Michigan Wolverines guard Charles Matthews tries to defend a shot from Villanova Wildcats guard Donte DiVincenzo in the NCAA men’s basketball championship April 2 in San Antonio, a game in which Villanova won its second championship in three years. Now that two Catholic schools, Notre Dame University and Villanova University, have won the Division I national championships in women’s and men’s basketball, perhaps it is time to give some thought to what difference a Catholic approach to sport makes. (CNS photo/ Robert Deutsch, USA TODAY Sports via Reuters)

Now that two Catholic schools, the University of Notre Dame and Villanova University, have won the Division I national championships in women’s and men’s basketball, perhaps it is time to give some thought to what difference a Catholic approach to sport makes.
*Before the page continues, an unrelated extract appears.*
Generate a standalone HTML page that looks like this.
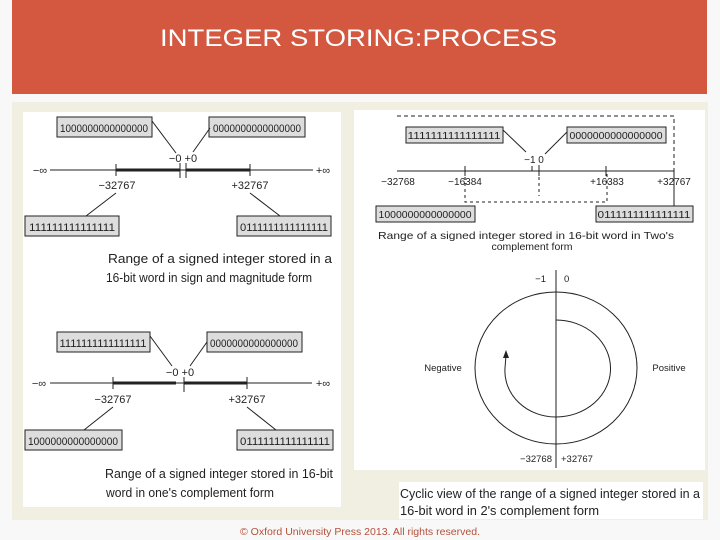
<!DOCTYPE html>
<html><head><meta charset="utf-8"><style>
html,body{margin:0;padding:0;background:#f8f8f8;}
svg{display:block;font-family:"Liberation Sans",sans-serif;}
</style></head><body>
<svg width="720" height="540" viewBox="0 0 720 540" xmlns="http://www.w3.org/2000/svg">
<rect x="0" y="0" width="720" height="540" fill="#f8f8f8"/>
<rect x="12" y="0" width="695" height="94" fill="#d4573f"/>
<text x="160" y="46" fill="#fff" font-size="24" textLength="397" lengthAdjust="spacingAndGlyphs">INTEGER STORING:PROCESS</text>
<rect x="12" y="102" width="696" height="418" fill="#f0efe1"/>
<rect x="23" y="112" width="318" height="395" fill="#fff"/>
<rect x="354" y="110" width="351" height="360" fill="#fff"/>
<rect x="399" y="482" width="304" height="37" fill="#fff"/>

<g stroke="#222" stroke-width="1" fill="none">
<!-- left top -->
<rect x="57" y="117" width="95" height="20" fill="#ddd"/>
<rect x="209" y="117" width="96" height="20" fill="#ddd"/>
<rect x="25" y="216" width="94" height="20" fill="#ddd"/>
<rect x="237" y="216" width="94" height="20" fill="#ddd"/>
<line x1="50" y1="170" x2="313" y2="170"/>
<line x1="116" y1="170" x2="180" y2="170" stroke-width="3"/>
<line x1="186" y1="170" x2="250" y2="170" stroke-width="3"/>
<line x1="116" y1="164" x2="116" y2="176"/><line x1="250" y1="164" x2="250" y2="176"/>
<line x1="180" y1="163" x2="180" y2="178"/><line x1="186" y1="163" x2="186" y2="178"/>
<line x1="152" y1="121" x2="176" y2="153"/><line x1="210" y1="128" x2="193" y2="152"/>
<line x1="116" y1="193" x2="86" y2="216"/><line x1="250" y1="193" x2="280" y2="216"/>
<!-- left bottom -->
<rect x="57" y="332" width="93" height="20" fill="#ddd"/>
<rect x="207" y="332" width="95" height="20" fill="#ddd"/>
<rect x="25" y="430" width="97" height="20" fill="#ddd"/>
<rect x="237" y="430" width="96" height="20" fill="#ddd"/>
<line x1="50" y1="383" x2="312" y2="383"/>
<line x1="113" y1="383" x2="176" y2="383" stroke-width="3"/>
<line x1="184" y1="383" x2="247" y2="383" stroke-width="3"/>
<line x1="113" y1="377" x2="113" y2="389"/><line x1="247" y1="377" x2="247" y2="389"/>
<line x1="184" y1="377" x2="184" y2="392"/>
<line x1="150" y1="336" x2="172" y2="366"/><line x1="207" y1="342" x2="190" y2="366"/>
<line x1="113" y1="407" x2="84" y2="430"/><line x1="247" y1="407" x2="276" y2="430"/>
<!-- right top -->
<path d="M397,116 H674 V171" stroke-dasharray="4,3"/>
<rect x="406" y="127" width="97" height="16" fill="#ddd"/>
<rect x="567" y="127" width="99" height="16" fill="#ddd"/>
<rect x="376" y="206" width="99" height="16" fill="#ddd"/>
<rect x="596" y="206" width="97" height="16" fill="#ddd"/>
<line x1="397" y1="171" x2="674" y2="171"/>
<line x1="465" y1="166" x2="465" y2="176"/><line x1="539" y1="165" x2="539" y2="176"/>
<line x1="532" y1="166" x2="532" y2="171"/>
<line x1="606" y1="166" x2="606" y2="176"/>
<path d="M465,171 V202 H607 V171" stroke-dasharray="3,3"/>
<line x1="539" y1="171" x2="539" y2="196" stroke-dasharray="3,3"/>
<line x1="674" y1="171" x2="674" y2="206"/>
<line x1="503" y1="130" x2="526" y2="152"/><line x1="567" y1="132" x2="545" y2="154"/>
<!-- circle -->
<line x1="556" y1="270" x2="556" y2="468"/>
<ellipse cx="556" cy="368" rx="81" ry="76"/>
<path d="M556,320 A54,48 0 0 1 556,417 A51,46 0 0 1 505,368 L506,355"/>
</g>
<path d="M506,350 L503,358 L509,358 Z" fill="#222"/>

<g font-size="11" fill="#222" font-family="Liberation Sans, sans-serif">
<text x="104" y="132" text-anchor="middle" textLength="88" lengthAdjust="spacingAndGlyphs">1000000000000000</text>
<text x="257" y="132" text-anchor="middle" textLength="88" lengthAdjust="spacingAndGlyphs">0000000000000000</text>
<text x="72" y="231" text-anchor="middle" textLength="86" lengthAdjust="spacingAndGlyphs">111111111111111</text>
<text x="284" y="231" text-anchor="middle" textLength="88" lengthAdjust="spacingAndGlyphs">0111111111111111</text>
<text x="183" y="162" text-anchor="middle">−0 +0</text>
<text x="40" y="174" text-anchor="middle">−∞</text>
<text x="323" y="174" text-anchor="middle">+∞</text>
<text x="117" y="189" text-anchor="middle">−32767</text>
<text x="250" y="189" text-anchor="middle">+32767</text>

<text x="103" y="347" text-anchor="middle" textLength="87" lengthAdjust="spacingAndGlyphs">1111111111111111</text>
<text x="254" y="347" text-anchor="middle" textLength="88" lengthAdjust="spacingAndGlyphs">0000000000000000</text>
<text x="73" y="445" text-anchor="middle" textLength="90" lengthAdjust="spacingAndGlyphs">1000000000000000</text>
<text x="285" y="445" text-anchor="middle" textLength="90" lengthAdjust="spacingAndGlyphs">0111111111111111</text>
<text x="180" y="376" text-anchor="middle">−0 +0</text>
<text x="39" y="387" text-anchor="middle">−∞</text>
<text x="323" y="387" text-anchor="middle">+∞</text>
<text x="113" y="403" text-anchor="middle">−32767</text>
<text x="247" y="403" text-anchor="middle">+32767</text>

<text font-size="10" x="454" y="139" text-anchor="middle" textLength="93" lengthAdjust="spacingAndGlyphs">1111111111111111</text>
<text font-size="10" x="616" y="139" text-anchor="middle" textLength="93" lengthAdjust="spacingAndGlyphs">0000000000000000</text>
<text font-size="10" x="425" y="218" text-anchor="middle" textLength="93" lengthAdjust="spacingAndGlyphs">1000000000000000</text>
<text font-size="10" x="644" y="218" text-anchor="middle" textLength="93" lengthAdjust="spacingAndGlyphs">0111111111111111</text>
<text font-size="10" x="534" y="163" text-anchor="middle">−1 0</text>
<text font-size="10" x="398" y="185" text-anchor="middle">−32768</text>
<text font-size="10" x="465" y="185" text-anchor="middle">−16384</text>
<text font-size="10" x="607" y="185" text-anchor="middle">+16383</text>
<text font-size="10" x="674" y="185" text-anchor="middle">+32767</text>
<text font-size="10.5" x="378" y="239" textLength="296" lengthAdjust="spacingAndGlyphs">Range of a signed integer stored in 16-bit word in Two's</text>
<text font-size="10.5" x="532" y="250" text-anchor="middle">complement form</text>

<text font-size="9.5" x="546" y="282" text-anchor="end">−1</text>
<text font-size="9.5" x="564" y="282">0</text>
<text font-size="9.5" x="443" y="371" text-anchor="middle">Negative</text>
<text font-size="9.5" x="669" y="371" text-anchor="middle">Positive</text>
<text font-size="9.5" x="552" y="462" text-anchor="end">−32768</text>
<text font-size="9.5" x="561" y="462">+32767</text>
</g>
<g font-size="12.5" fill="#222">
<text x="108" y="263" textLength="224" lengthAdjust="spacingAndGlyphs">Range of a signed integer stored in a</text>
<text x="106" y="282" textLength="206" lengthAdjust="spacingAndGlyphs">16-bit word in sign and magnitude form</text>
<text x="105" y="478" textLength="228" lengthAdjust="spacingAndGlyphs">Range of a signed integer stored in 16-bit</text>
<text x="106" y="497" textLength="168" lengthAdjust="spacingAndGlyphs">word in one's complement form</text>
<text x="400" y="498" textLength="300" lengthAdjust="spacingAndGlyphs">Cyclic view of the range of a signed integer stored in a</text>
<text x="400" y="515" textLength="199" lengthAdjust="spacingAndGlyphs">16-bit word in 2's complement form</text>
</g>
<text x="360" y="535" font-size="10" fill="#b5503a" text-anchor="middle" textLength="240" lengthAdjust="spacingAndGlyphs">© Oxford University Press 2013. All rights reserved.</text>
</svg>
</body></html>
Such reflection will benefit not only Catholics, but the wider culture and sport itself.

The following are four themes from the Catholic heritage that can make a difference in how Catholics and others approach sports.


— Play is accepted in cultural expressions and taken seriously intellectually.

According to St. Thomas Aquinas, there can be “a virtue about games.” For him, virtue had to do with moderation. A person should not work or study all the time, but needs time for recreation, which play and games provide.

For Thomas, play is not merely the “pause that refreshes” so that the person can get back to work and be more productive. Rather, it is engaged in for its own sake. As he put it, “the only thing that is sought in play is the soul’s delight.” The enjoyment of play does have an end, however, and that is the restoration and re-creation of the human person.

Thomas’ thought had a significant influence on late medieval preaching about games and sport and on Catholic education up to the present. The “play ethic” of Thomas needs to be retrieved and developed in our time, as sports are increasingly regarded instrumentally as means to the end of money or prestige, and the play element is being marginalized or lost altogether.

— The human being is created in the image and likeness of God.

This understanding of the human being is the foundation for the emphasis in Catholic social teaching on the unity of the human family. The popes have emphasized that sports competitions provide the opportunity for people from different cultures, races and religions to encounter one another as members of the same human family.

Bishop Bernard J. Sheil, who founded the Catholic Youth Organization in Chicago in 1930, is a good model in this regard. In one of the most segregated cities in the United States, the CYO from the start welcomed athletic participation by all and provided a context for young people from different socioeconomic, racial and religious backgrounds to encounter one another.

Cardinal Blase J. Cupich has recently called for a revitalization of the CYO in Chicago as a way to bring young people of different backgrounds together and address discrimination, poverty and gun violence.


This understanding of the human being is also the foundation for the emphasis in Catholic social teaching on the dignity of the human person. According to the popes, the dignity of the person needs to be front and center when it comes to the consideration of sport practices and policies.

As St. John Paul II put it, “sport is at the service of the person, and not the person at the service of sport.” He pointed out that sport serves the person when it leads to his or her integral development.

— The human being is a unity of body, mind and spirit.

Because the person is a unity, embodied activities such as sport necessarily affect persons at the level of consciousness — their making of meaning, understanding of themselves and their relationships with others. It will also affect them at the level of spirit, that dimension of the person that makes one capable of relationship with the Holy Spirit.

Educational institutions should provide opportunities for young people to reflect on how playing sports is affecting the way they understand themselves, their relationships with others and the meaning of their lives. The element of joy associated with play is particularly important to attend to with respect to their spiritual lives. As Pope Francis said, “Play reminds us of joy, the joy of the Lord.”

As it stands, most schools in the U.S. tend to operate out of a body-mind dualism, with athletics and academics having little or nothing to do with one another. We don’t typically ask young people to reflect on the embodied activities in sport that many of them are spending a great deal of time engaging in.

— The human being is social by nature.

We are meant to live in community and it is in the context of community that our gifts are recognized and called forth. When team sports are practiced within a Catholic institution where community values flourish, there can be a symbiotic relationship between sports participation and the educational mission of the school.

Villanova basketball coach Jay Wright points out that the Villanova mission statement says that the university seeks to reflect the spirit of St. Augustine by having “mutual love and respect … animate every aspect of university life.”

Wright said that this isn’t the sort of language one usually associates with a competitive athletic program. “But it is exactly these principles of love and respect, of compassion and serving others, that give Villanova a certain something special that sets it apart.”

Experiences of playing on a team with communal values can help young people to appreciate the importance of commitment to the common good and to persons who are excluded, discriminated against or living in poverty.


Jesuit Father Patrick Kelly is associate professor of theology at Seattle University. He is the author of “Catholic Perspectives on Sports: From Medieval to Modern Times” and the editor of “Youth Sport and Spirituality: Catholic Perspectives.”